Faut-il en conclure que le Vatican a cédé aux sirènes de la communication, aux coquilles vides, aux slogans creux ? Ce serait oublier la place spécifique de ces mascottes dans la culture visuelle des catholiques japonais. Au Japon, l’utilisation moderne des mascottes, particulièrement les yuru-chara (personnages doux ou mignons), désigne des mascottes créées pour représenter des villes, des régions, des entreprises et même des services publics. Chaque année, des compétitions nationales récompensent les plus populaires. Ces personnages sont aujourd’hui omniprésents et incarnent des messages de bienveillance, d’éducation ou de soutien social.

Inculturation

Naturellement, il existe aussi des mascottes catholiques au Japon, souvent utilisées par des églises, diocèses ou institutions pour apporter une touche de convivialité et attirer l’attention sur des activités religieuses, éducatives ou culturelles, voire pour encourager la prière et l’intercession. C’est le cas de Justo Takayama Ukon, béatifié par le pape François en 2017. Il fut un samouraï japonais qui se convertit au catholicisme en 1563. Issu d'une famille noble, il se distingua par sa foi chrétienne, qu’il adopta sous l'influence de missionnaires jésuites. Lorsque le Japon promulgua des lois anti-chrétiennes, Ukon choisit de renoncer à sa position et à ses terres plutôt que d'abandonner sa foi. En 1614, il fut finalement exilé à Manille, où il décéda peu après son arrivée. Dans le diocèse d’Osaka, Justo-kun est une mascotte dédiée au bienheureux Takayama Ukon, et possède même une page Facebook sur laquelle on peut lire que la petite peluche travaille pour atteindre la canonisation.

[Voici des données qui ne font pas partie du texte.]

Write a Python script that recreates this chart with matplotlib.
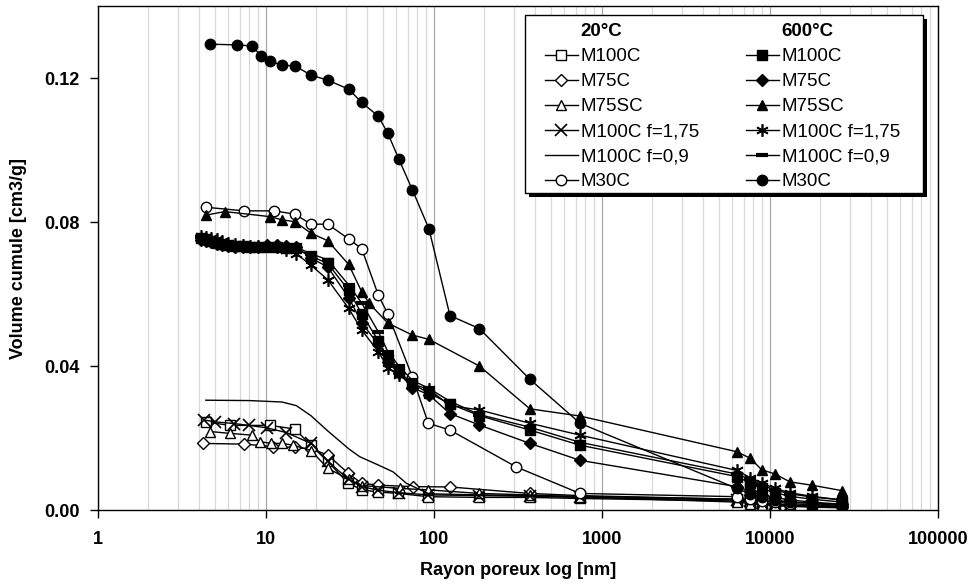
import matplotlib
matplotlib.use("Agg")
import matplotlib.pyplot as plt
from matplotlib.lines import Line2D
from matplotlib.patches import Rectangle
from matplotlib.ticker import FixedLocator, FuncFormatter, LogLocator, NullFormatter

plt.rcParams["font.family"] = ["Liberation Sans", "DejaVu Sans"]

# pore radius (nm) of the dense 600 °C runs
x_600 = [4.1, 4.4, 4.7, 5.1, 5.5, 6.0, 6.6, 7.3, 8.1, 9.0, 10.2, 11.6, 13.3, 15.2,
         18.6, 23.4, 31.2, 37.3, 46.8, 53.4, 62.1, 74.6, 93.7, 125, 187, 374, 743,
         6360, 7640, 8960, 10760, 13220, 17780, 26840]
m100c_600 = [0.0755, 0.0752, 0.0748, 0.0742, 0.0738, 0.0735, 0.0733, 0.0732, 0.0731,
             0.0731, 0.0731, 0.0730, 0.0728, 0.0727, 0.0705, 0.0685, 0.0610, 0.0545,
             0.0470, 0.0420, 0.0385, 0.0350, 0.0325, 0.0295, 0.0262, 0.0222, 0.0180,
             0.0093, 0.0075, 0.0060, 0.0048, 0.0038, 0.0030, 0.0022]
m75c_600 = [0.0750, 0.0748, 0.0745, 0.0740, 0.0735, 0.0732, 0.0730, 0.0730, 0.0730,
            0.0731, 0.0735, 0.0735, 0.0733, 0.0730, 0.0700, 0.0675, 0.0590, 0.0520,
            0.0460, 0.0410, 0.0380, 0.0340, 0.0320, 0.0268, 0.0236, 0.0185, 0.0138,
            0.0065, 0.0052, 0.0042, 0.0035, 0.0028, 0.0022, 0.0016]
m100c_f175_600 = [0.0760, 0.0758, 0.0755, 0.0752, 0.0748, 0.0742, 0.0738, 0.0735, 0.0734,
                  0.0733, 0.0732, 0.0730, 0.0722, 0.0712, 0.0680, 0.0640, 0.0560, 0.0500,
                  0.0440, 0.0395, 0.0375, 0.0350, 0.0335, 0.0290, 0.0278, 0.0241, 0.0208,
                  0.0110, 0.0090, 0.0075, 0.0060, 0.0048, 0.0038, 0.0028]
m100c_f09_600 = [0.0758, 0.0756, 0.0752, 0.0748, 0.0744, 0.0740, 0.0738, 0.0737, 0.0736,
                 0.0735, 0.0735, 0.0734, 0.0732, 0.0730, 0.0712, 0.0695, 0.0625, 0.0575,
                 0.0495, 0.0440, 0.0400, 0.0360, 0.0338, 0.0302, 0.0265, 0.0230, 0.0188,
                 0.0100, 0.0085, 0.0070, 0.0055, 0.0045, 0.0036, 0.0028]

x_m75sc_600 = [4.4, 5.7, 10.6, 12.5, 14.9, 18.6, 23.4, 31.2, 37.3, 41.3, 53.4, 74.6, 93.7,
               187, 374, 743, 6360, 7640, 8960, 10760, 13220, 17780, 26840]
m75sc_600 = [0.0819, 0.0829, 0.0815, 0.0806, 0.0801, 0.0769, 0.0748, 0.0682, 0.0606,
             0.0574, 0.0519, 0.0486, 0.0474, 0.0400, 0.0281, 0.0261, 0.0162, 0.0144,
             0.0112, 0.0100, 0.0078, 0.0069, 0.0054]

x_m30c_600 = [4.66, 6.78, 8.32, 9.34, 10.6, 12.5, 14.9, 18.6, 23.4, 31.2, 37.3, 46.8, 53.4,
              62.1, 74.6, 93.7, 125, 187, 374, 743, 6360, 7640, 8960, 10760, 13220, 17780,
              26840]
m30c_600 = [0.1294, 0.1292, 0.1289, 0.1262, 0.1248, 0.1235, 0.1234, 0.1208, 0.1194,
            0.1169, 0.1132, 0.1094, 0.1046, 0.0974, 0.0890, 0.0781, 0.0540, 0.0504,
            0.0363, 0.0241, 0.0060, 0.0045, 0.0035, 0.0028, 0.0022, 0.0018, 0.0012]

# 20 °C runs
x_m30c_20 = [4.39, 7.46, 11.2, 14.9, 18.6, 23.4, 31.2, 37.3, 46.8, 53.4, 74.6, 92.9, 125,
             309, 743, 6360, 7640, 8960, 10760, 13220, 17780, 26840]
m30c_20 = [0.0841, 0.0831, 0.0831, 0.0822, 0.0794, 0.0794, 0.0753, 0.0726, 0.0597,
           0.0544, 0.0370, 0.0241, 0.0222, 0.0120, 0.0046, 0.0037, 0.0030, 0.0026,
           0.0022, 0.0018, 0.0014, 0.0010]

x_m100c_20 = [4.4, 6.1, 10.6, 14.9, 18.6, 23.4, 30.7, 37.3, 46.8, 61.6, 92.8, 187, 374,
              743, 6360, 7640, 8960, 10760, 13220, 17780, 26840]
m100c_20 = [0.0245, 0.0235, 0.0235, 0.0225, 0.0180, 0.0135, 0.0076, 0.0056, 0.0050,
            0.0046, 0.0037, 0.0035, 0.0035, 0.0032, 0.0025, 0.0022, 0.0019, 0.0016,
            0.0013, 0.0010, 0.0008]

x_m75c_20 = [4.21, 7.46, 11.1, 14.9, 18.6, 23.4, 31.0, 37.3, 46.8, 75, 125, 374, 743,
             6360, 7640, 8960, 10760, 13220, 17780, 26840]
m75c_20 = [0.0185, 0.0183, 0.0176, 0.0174, 0.0170, 0.0153, 0.0102, 0.0074, 0.0069,
           0.0065, 0.0064, 0.0046, 0.0040, 0.0030, 0.0025, 0.0020, 0.0015, 0.0012,
           0.0010, 0.0007]

x_m75sc_20 = [4.66, 6.1, 8.25, 9.2, 10.8, 12.5, 14.6, 18.6, 23.4, 31.2, 37.3, 63, 92.8,
              187, 374, 743, 6360, 7640, 8960, 10760, 13220, 17780, 26840]
m75sc_20 = [0.0218, 0.0213, 0.0208, 0.0190, 0.0185, 0.0185, 0.0180, 0.0165, 0.0116,
            0.0085, 0.0068, 0.0060, 0.0056, 0.0046, 0.0042, 0.0036, 0.0022, 0.0018,
            0.0015, 0.0012, 0.0010, 0.0008, 0.0006]

x_m100c_f175_20 = [4.3, 5.0, 6.5, 8.0, 10.2, 13.3, 18.6, 23.4, 31.2, 37.3, 46.8, 62, 93,
                   187, 374, 743, 6360, 7640, 8960, 10760, 13220, 17780, 26840]
m100c_f175_20 = [0.0250, 0.0245, 0.0240, 0.0235, 0.0228, 0.0215, 0.0185, 0.0135, 0.0085,
                 0.0065, 0.0055, 0.0048, 0.0042, 0.0040, 0.0038, 0.0035, 0.0028, 0.0024,
                 0.0020, 0.0017, 0.0014, 0.0011, 0.0009]

x_m100c_f09_20 = [4.4, 8.0, 12.5, 15.2, 18.6, 23.1, 31.2, 36.3, 46.8, 57.3, 68.9, 93.7,
                  187, 374, 743, 6360, 26840]
m100c_f09_20 = [0.0305, 0.0304, 0.0300, 0.0290, 0.0262, 0.0222, 0.0170, 0.0148, 0.0125,
                0.0106, 0.0074, 0.0045, 0.0042, 0.0040, 0.0038, 0.0030, 0.0015]

labels = ["M100C", "M75C", "M75SC", "M100C f=1,75", "M100C f=0,9", "M30C"]
y_ticks = [0.0, 0.04, 0.08, 0.12]
x_ticks = [1, 10, 100, 1000, 10000, 100000]

asterisk = (6, 2, 0)
series_20 = [
    (x_m100c_20, m100c_20, dict(marker="s", mfc="white", ms=6.5)),
    (x_m75c_20, m75c_20, dict(marker="D", mfc="white", ms=6.5)),
    (x_m75sc_20, m75sc_20, dict(marker="^", mfc="white", ms=7.5)),
    (x_m100c_f175_20, m100c_f175_20, dict(marker="x", ms=8, mew=1.2)),
    (x_m100c_f09_20, m100c_f09_20, dict(marker="None")),
    (x_m30c_20, m30c_20, dict(marker="o", mfc="white", ms=7.5)),
]
series_600 = [
    (x_600, m100c_600, dict(marker="s", mfc="black", ms=6.5)),
    (x_600, m75c_600, dict(marker="D", mfc="black", ms=6.5)),
    (x_m75sc_600, m75sc_600, dict(marker="^", mfc="black", ms=7.5)),
    (x_600, m100c_f175_600, dict(marker=asterisk, ms=9, mew=1.2)),
    (x_600, m100c_f09_600, dict(marker="_", ms=9, mew=3)),
    (x_m30c_600, m30c_600, dict(marker="o", mfc="black", ms=7.5)),
]

W, H = 972, 584
fig = plt.figure(figsize=(W / 100, H / 100), dpi=100)
ax = fig.add_axes([0.1005, 0.1267, 0.8642, 0.8630])

handles_20, handles_600 = [], []
for (x, y, style), lab in zip(series_20, labels):
    h, = ax.plot(x, y, color="black", lw=1.0, mec="black", label=lab, **style)
    handles_20.append(h)
for (x, y, style), lab in zip(series_600, labels):
    h, = ax.plot(x, y, color="black", lw=1.0, mec="black", label=lab, **style)
    handles_600.append(h)

ax.set_xscale("log")
ax.set_xlim(1, 100000)
ax.set_ylim(0, 0.14)
ax.xaxis.set_major_locator(FixedLocator(x_ticks))
ax.xaxis.set_major_formatter(FuncFormatter(lambda v, p: f"{v:.0f}"))
ax.xaxis.set_minor_locator(LogLocator(base=10, subs=range(2, 10)))
ax.xaxis.set_minor_formatter(NullFormatter())
ax.yaxis.set_major_locator(FixedLocator(y_ticks))
ax.yaxis.set_major_formatter(FuncFormatter(lambda v, p: f"{v:.2f}"))

ax.grid(True, which="minor", axis="x", color="#d8d8d8", lw=0.9)
ax.grid(True, which="major", axis="x", color="#a8a8a8", lw=0.9)
ax.set_axisbelow(True)
ax.tick_params(axis="x", which="minor", length=0)
ax.tick_params(axis="x", which="major", length=6, width=1, pad=9, labelsize=13)
ax.tick_params(axis="y", length=6, width=1, pad=7, labelsize=13)
for t in ax.get_xticklabels() + ax.get_yticklabels():
    t.set_fontweight("bold")
for s in ax.spines.values():
    s.set_linewidth(1.0)

ax.set_xlabel("Rayon poreux log [nm]", fontsize=13, fontweight="bold", labelpad=10)
ax.set_ylabel("Volume cumule [cm3/g]", fontsize=13, fontweight="bold", labelpad=12)

# legend frame with a solid drop shadow, drawn by hand
bx0, bx1, by0, by1 = 525, 923, 15, 193
shadow = Rectangle((bx0 + 4, H - by1 - 4), bx1 - bx0, by1 - by0, transform=None,
                   facecolor="black", edgecolor="none", zorder=6)
frame = Rectangle((bx0, H - by1), bx1 - bx0, by1 - by0, transform=None,
                  facecolor="white", edgecolor="black", lw=1.0, zorder=6.5)
fig.patches.extend([shadow, frame])

blank = Line2D([], [], linestyle="None", marker="None")
handles = [blank] + handles_20 + [blank] + handles_600
leg_labels = ["20°C"] + labels + ["600°C"] + labels
leg = fig.legend(handles, leg_labels, ncol=2, loc="upper left",
                 bbox_to_anchor=(545 / W, 1 - 23 / H), borderaxespad=0, borderpad=0,
                 fontsize=13.5, handlelength=1.75, handletextpad=0.16,
                 labelspacing=0.42, columnspacing=2.5, frameon=False)
leg.set_zorder(7)
for t in leg.get_texts():
    if t.get_text().endswith("°C"):
        t.set_fontweight("bold")

fig.savefig("out.png", dpi=100)
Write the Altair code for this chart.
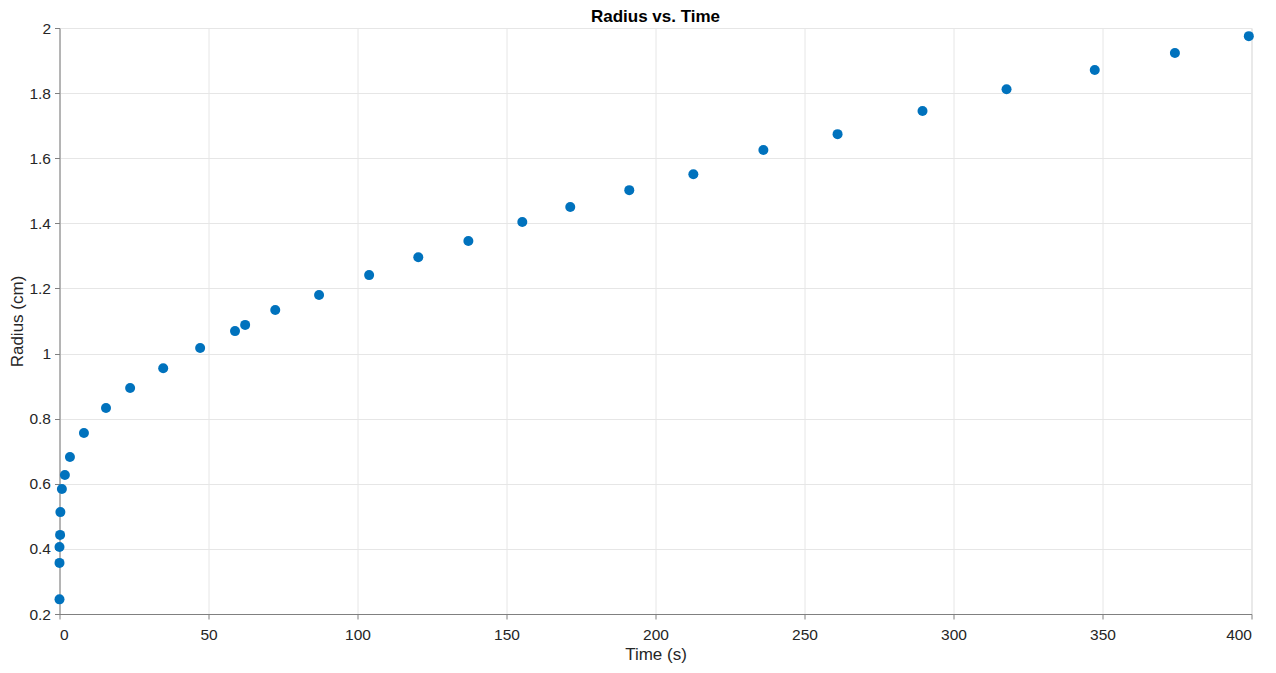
import altair as alt
import pandas as pd

time_s = [0, 0, 0, 0.2, 0.3, 0.8, 1.8, 3.5, 8.2, 15.6, 23.7, 34.8, 47.2, 58.9, 62.3,
          72.4, 87.1, 103.9, 120.4, 137.2, 155.3, 171.4, 191.2, 212.7, 236.2,
          261.1, 289.6, 317.8, 347.4, 374.3, 399.1]
radius_cm = [0.245, 0.357, 0.406, 0.443, 0.513, 0.584, 0.627, 0.682, 0.756, 0.833,
             0.894, 0.955, 1.017, 1.069, 1.088, 1.134, 1.180, 1.241, 1.296, 1.346,
             1.404, 1.450, 1.502, 1.551, 1.625, 1.674, 1.745, 1.812, 1.871, 1.923,
             1.975]
x_ticks = [0, 50, 100, 150, 200, 250, 300, 350, 400]
y_ticks = [0.2, 0.4, 0.6, 0.8, 1.0, 1.2, 1.4, 1.6, 1.8, 2.0]

df = pd.DataFrame({"t": time_s, "r": radius_cm})

font = "Liberation Sans"
axis_common = dict(
    gridColor="#e6e6e6", gridOpacity=1, domainColor="#808080", tickColor="#808080",
    tickSize=5, labelFont=font, labelFontSize=15.5, labelColor="#262626",
    titleFont=font, titleFontSize=17, titleColor="#262626", titleFontWeight="normal",
)

chart = alt.Chart(df).mark_circle(size=100, opacity=1, color="#0072BD").encode(
    x=alt.X("t:Q", title="Time (s)",
            scale=alt.Scale(domain=[0, 400], nice=False, zero=False),
            axis=alt.Axis(values=x_ticks, format="d", labelPadding=8, titlePadding=4,
                          **axis_common)),
    y=alt.Y("r:Q", title="Radius (cm)",
            scale=alt.Scale(domain=[0.2, 2.0], nice=False, zero=False),
            axis=alt.Axis(values=y_ticks, format="~g", labelPadding=4, titlePadding=2,
                          **axis_common)),
).properties(
    width=1192, height=586,
    title=alt.TitleParams("Radius vs. Time", font=font, fontSize=17, fontWeight="bold",
                          color="#000000", offset=-5, anchor="middle"),
    autosize=alt.AutoSizeParams(type="none"),
    padding={"left": 51.5, "top": 20, "right": 15, "bottom": 51},
).configure_view(stroke="#d9d9d9", strokeWidth=1)

chart.save("out.html", embed_options={"renderer": "svg", "actions": False})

C’est cela l’inculturation : l’idée que le message et les pratiques chrétiennes doivent être adaptées à des cultures spécifiques, de manière à respecter et valoriser les expressions culturelles locales tout en restant fidèles au message chrétien. Ce processus consiste à intégrer la foi chrétienne dans une culture donnée, permettant aux symboles, traditions et expressions culturelles de s’unir harmonieusement aux enseignements et rituels de l’Église. Au Japon, cela peut inclure une mascotte d’un saint béatifié, pour la canonisation de qui un diocèse prie avec ferveur. Il est donc du rôle du Saint-Siège de s’adresser à l’Église universelle avec un registre visuel qui ne soit pas uniquement européen. Et puisque le manga a tant conquis le cœur des jeunes, on ajoutera que Luce est une mascotte qui a toute ses chances de rejoindre leur culture.